→ **PROBLEM REQUIREMENTS**: Will you output all of the data below exactly, omitting the images?

→ **DATA EXCERPT**:
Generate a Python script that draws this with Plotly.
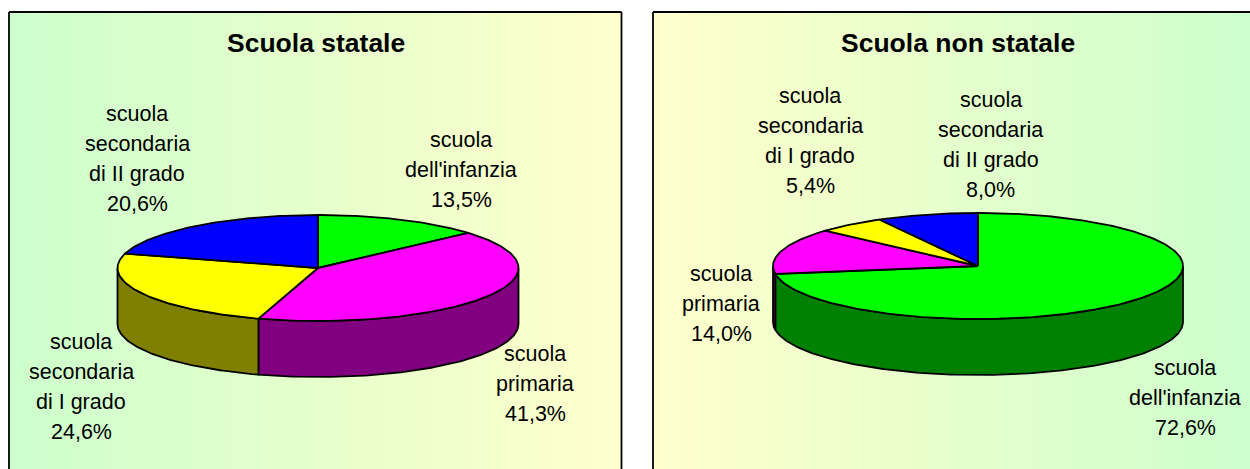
import numpy as np
import plotly.graph_objects as go

# ---- data ----
categories = ["scuola dell'infanzia", "scuola primaria", "scuola secondaria di I grado", "scuola secondaria di II grado"]
statale = [13.5, 41.3, 24.6, 20.6]
non_statale = [72.6, 14.0, 5.4, 8.0]
titles = ["Scuola statale", "Scuola non statale"]
top_colors = ["#00FF00", "#FF00FF", "#FFFF00", "#0000FF"]
side_colors = ["#008000", "#800080", "#808000", "#000080"]
label_lines = [["scuola", "dell'infanzia"], ["scuola", "primaria"],
               ["scuola", "secondaria", "di I grado"], ["scuola", "secondaria", "di II grado"]]

W, H = 1250, 469
GREEN = "#CCFFCC"
YELLOW = "#FFFFCC"

panels = [
    dict(values=statale, x0=9, x1=621.5, cx=318, cy=268, rx=200.5, ry=53, depth=56,
         grad=[GREEN, YELLOW], title_x=316,
         labels=[(461, 140), (535, 354), (81, 342), (137, 114)]),
    dict(values=non_statale, x0=653, x1=1250, cx=978, cy=266, rx=205, ry=53, depth=56,
         grad=[YELLOW, GREEN], title_x=958,
         labels=[(1185, 368), (721, 274), (810, 96), (991, 100)]),
]
TOP = 12

fig = go.Figure()
annotations = []
shapes = []
layout_axes = {}


def arc(a0, a1):
    n = max(2, int(abs(a1 - a0) / (np.pi / 180)) + 2)
    t = np.linspace(a0, a1, n)
    return np.sin(t), np.cos(t)


for i, p in enumerate(panels):
    sfx = "" if i == 0 else "2"
    xa, ya = f"x{sfx}", f"y{sfx}"
    # axes: one unit equals one pie radius, horizontally and vertically
    layout_axes[f"xaxis{sfx}"] = dict(domain=[p["x0"] / W, p["x1"] / W],
                                      range=[(p["x0"] - p["cx"]) / p["rx"], (p["x1"] - p["cx"]) / p["rx"]],
                                      visible=False, fixedrange=True)
    layout_axes[f"yaxis{sfx}"] = dict(domain=[0, 1 - TOP / H],
                                      range=[(p["cy"] - H) / p["ry"], (p["cy"] - TOP) / p["ry"]],
                                      visible=False, fixedrange=True)
    # background gradient
    xs = np.linspace((p["x0"] - p["cx"]) / p["rx"], (p["x1"] - p["cx"]) / p["rx"], 40)
    fig.add_trace(go.Heatmap(x=xs, y=[(p["cy"] - H) / p["ry"], (p["cy"] - TOP) / p["ry"]],
                             z=[list(range(40))] * 2, zsmooth="best",
                             colorscale=[[0, p["grad"][0]], [1, p["grad"][1]]],
                             showscale=False, hoverinfo="skip", xaxis=xa, yaxis=ya))
    h = p["depth"] / p["ry"]
    fracs = np.cumsum([0] + p["values"]) / 100 * 2 * np.pi
    line = dict(color="black", width=1.8)
    # side walls (only the front half of the disc, pi/2 .. 3pi/2)
    for k in range(4):
        a0 = max(fracs[k], np.pi / 2)
        a1 = min(fracs[k + 1], 3 * np.pi / 2)
        if a1 <= a0:
            continue
        sx, sy = arc(a0, a1)
        fig.add_trace(go.Scatter(x=np.r_[sx, sx[::-1], sx[0]], y=np.r_[sy, sy[::-1] - h, sy[0]],
                                 mode="lines", fill="toself", fillcolor=side_colors[k], line=line,
                                 hoverinfo="skip", showlegend=False, xaxis=xa, yaxis=ya))
    # top faces
    for k in range(4):
        sx, sy = arc(fracs[k], fracs[k + 1])
        fig.add_trace(go.Scatter(x=np.r_[0, sx, 0], y=np.r_[0, sy, 0],
                                 mode="lines", fill="toself", fillcolor=top_colors[k], line=line,
                                 name=categories[k], hoverinfo="name+text", text=f"{p['values'][k]:.1f}%",
                                 showlegend=False, xaxis=xa, yaxis=ya))
    # panel border: top, left, right
    border = dict(color="black", width=1.8)
    shapes.append(dict(type="line", xref="paper", yref="paper", x0=p["x0"] / W, x1=min(p["x1"], W) / W,
                       y0=1 - TOP / H, y1=1 - TOP / H, line=border))
    shapes.append(dict(type="line", xref="paper", yref="paper", x0=p["x0"] / W, x1=p["x0"] / W,
                       y0=0, y1=1 - TOP / H, line=border))
    if p["x1"] < W:
        shapes.append(dict(type="line", xref="paper", yref="paper", x0=p["x1"] / W, x1=p["x1"] / W,
                           y0=0, y1=1 - TOP / H, line=border))
    annotations.append(dict(text=f"<b>{titles[i]}</b>", xref="paper", yref="paper", x=p["title_x"] / W,
                            y=1 - 43 / H, showarrow=False, xanchor="center", yanchor="middle",
                            font=dict(family="Liberation Sans, Arial", size=26.5, color="black")))
    for k, (lx, ly) in enumerate(p["labels"]):
        lines = label_lines[k] + [f"{p['values'][k]:.1f}%".replace(".", ",")]
        for j, t in enumerate(lines):
            annotations.append(dict(text=t, xref="paper", yref="paper", x=lx / W, y=1 - (ly + 30 * j) / H,
                                    showarrow=False, xanchor="center", yanchor="middle",
                                    font=dict(family="Liberation Sans, Arial", size=21.5, color="black")))

fig.update_layout(width=W, height=H, margin=dict(l=0, r=0, t=0, b=0), paper_bgcolor="white",
                  plot_bgcolor="rgba(0,0,0,0)", showlegend=False, annotations=annotations, shapes=shapes,
                  **layout_axes)
fig.write_html("out.html", config={"displayModeBar": False},
               post_script="document.body.style.margin='0';document.body.style.overflow='hidden';")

→ **COMPLETED TASK**:
Generate a Python script that draws this with Plotly.
import numpy as np
import plotly.graph_objects as go

# ---- data ----
categories = ["scuola dell'infanzia", "scuola primaria", "scuola secondaria di I grado", "scuola secondaria di II grado"]
statale = [13.5, 41.3, 24.6, 20.6]
non_statale = [72.6, 14.0, 5.4, 8.0]
titles = ["Scuola statale", "Scuola non statale"]
top_colors = ["#00FF00", "#FF00FF", "#FFFF00", "#0000FF"]
side_colors = ["#008000", "#800080", "#808000", "#000080"]
label_lines = [["scuola", "dell'infanzia"], ["scuola", "primaria"],
               ["scuola", "secondaria", "di I grado"], ["scuola", "secondaria", "di II grado"]]

W, H = 1250, 469
GREEN = "#CCFFCC"
YELLOW = "#FFFFCC"

panels = [
    dict(values=statale, x0=9, x1=621.5, cx=318, cy=268, rx=200.5, ry=53, depth=56,
         grad=[GREEN, YELLOW], title_x=316,
         labels=[(461, 140), (535, 354), (81, 342), (137, 114)]),
    dict(values=non_statale, x0=653, x1=1250, cx=978, cy=266, rx=205, ry=53, depth=56,
         grad=[YELLOW, GREEN], title_x=958,
         labels=[(1185, 368), (721, 274), (810, 96), (991, 100)]),
]
TOP = 12

fig = go.Figure()
annotations = []
shapes = []
layout_axes = {}


def arc(a0, a1):
    n = max(2, int(abs(a1 - a0) / (np.pi / 180)) + 2)
    t = np.linspace(a0, a1, n)
    return np.sin(t), np.cos(t)


for i, p in enumerate(panels):
    sfx = "" if i == 0 else "2"
    xa, ya = f"x{sfx}", f"y{sfx}"
    # axes: one unit equals one pie radius, horizontally and vertically
    layout_axes[f"xaxis{sfx}"] = dict(domain=[p["x0"] / W, p["x1"] / W],
                                      range=[(p["x0"] - p["cx"]) / p["rx"], (p["x1"] - p["cx"]) / p["rx"]],
                                      visible=False, fixedrange=True)
    layout_axes[f"yaxis{sfx}"] = dict(domain=[0, 1 - TOP / H],
                                      range=[(p["cy"] - H) / p["ry"], (p["cy"] - TOP) / p["ry"]],
                                      visible=False, fixedrange=True)
    # background gradient
    xs = np.linspace((p["x0"] - p["cx"]) / p["rx"], (p["x1"] - p["cx"]) / p["rx"], 40)
    fig.add_trace(go.Heatmap(x=xs, y=[(p["cy"] - H) / p["ry"], (p["cy"] - TOP) / p["ry"]],
                             z=[list(range(40))] * 2, zsmooth="best",
                             colorscale=[[0, p["grad"][0]], [1, p["grad"][1]]],
                             showscale=False, hoverinfo="skip", xaxis=xa, yaxis=ya))
    h = p["depth"] / p["ry"]
    fracs = np.cumsum([0] + p["values"]) / 100 * 2 * np.pi
    line = dict(color="black", width=1.8)
    # side walls (only the front half of the disc, pi/2 .. 3pi/2)
    for k in range(4):
        a0 = max(fracs[k], np.pi / 2)
        a1 = min(fracs[k + 1], 3 * np.pi / 2)
        if a1 <= a0:
            continue
        sx, sy = arc(a0, a1)
        fig.add_trace(go.Scatter(x=np.r_[sx, sx[::-1], sx[0]], y=np.r_[sy, sy[::-1] - h, sy[0]],
                                 mode="lines", fill="toself", fillcolor=side_colors[k], line=line,
                                 hoverinfo="skip", showlegend=False, xaxis=xa, yaxis=ya))
    # top faces
    for k in range(4):
        sx, sy = arc(fracs[k], fracs[k + 1])
        fig.add_trace(go.Scatter(x=np.r_[0, sx, 0], y=np.r_[0, sy, 0],
                                 mode="lines", fill="toself", fillcolor=top_colors[k], line=line,
                                 name=categories[k], hoverinfo="name+text", text=f"{p['values'][k]:.1f}%",
                                 showlegend=False, xaxis=xa, yaxis=ya))
    # panel border: top, left, right
    border = dict(color="black", width=1.8)
    shapes.append(dict(type="line", xref="paper", yref="paper", x0=p["x0"] / W, x1=min(p["x1"], W) / W,
                       y0=1 - TOP / H, y1=1 - TOP / H, line=border))
    shapes.append(dict(type="line", xref="paper", yref="paper", x0=p["x0"] / W, x1=p["x0"] / W,
                       y0=0, y1=1 - TOP / H, line=border))
    if p["x1"] < W:
        shapes.append(dict(type="line", xref="paper", yref="paper", x0=p["x1"] / W, x1=p["x1"] / W,
                           y0=0, y1=1 - TOP / H, line=border))
    annotations.append(dict(text=f"<b>{titles[i]}</b>", xref="paper", yref="paper", x=p["title_x"] / W,
                            y=1 - 43 / H, showarrow=False, xanchor="center", yanchor="middle",
                            font=dict(family="Liberation Sans, Arial", size=26.5, color="black")))
    for k, (lx, ly) in enumerate(p["labels"]):
        lines = label_lines[k] + [f"{p['values'][k]:.1f}%".replace(".", ",")]
        for j, t in enumerate(lines):
            annotations.append(dict(text=t, xref="paper", yref="paper", x=lx / W, y=1 - (ly + 30 * j) / H,
                                    showarrow=False, xanchor="center", yanchor="middle",
                                    font=dict(family="Liberation Sans, Arial", size=21.5, color="black")))

fig.update_layout(width=W, height=H, margin=dict(l=0, r=0, t=0, b=0), paper_bgcolor="white",
                  plot_bgcolor="rgba(0,0,0,0)", showlegend=False, annotations=annotations, shapes=shapes,
                  **layout_axes)
fig.write_html("out.html", config={"displayModeBar": False},
               post_script="document.body.style.margin='0';document.body.style.overflow='hidden';")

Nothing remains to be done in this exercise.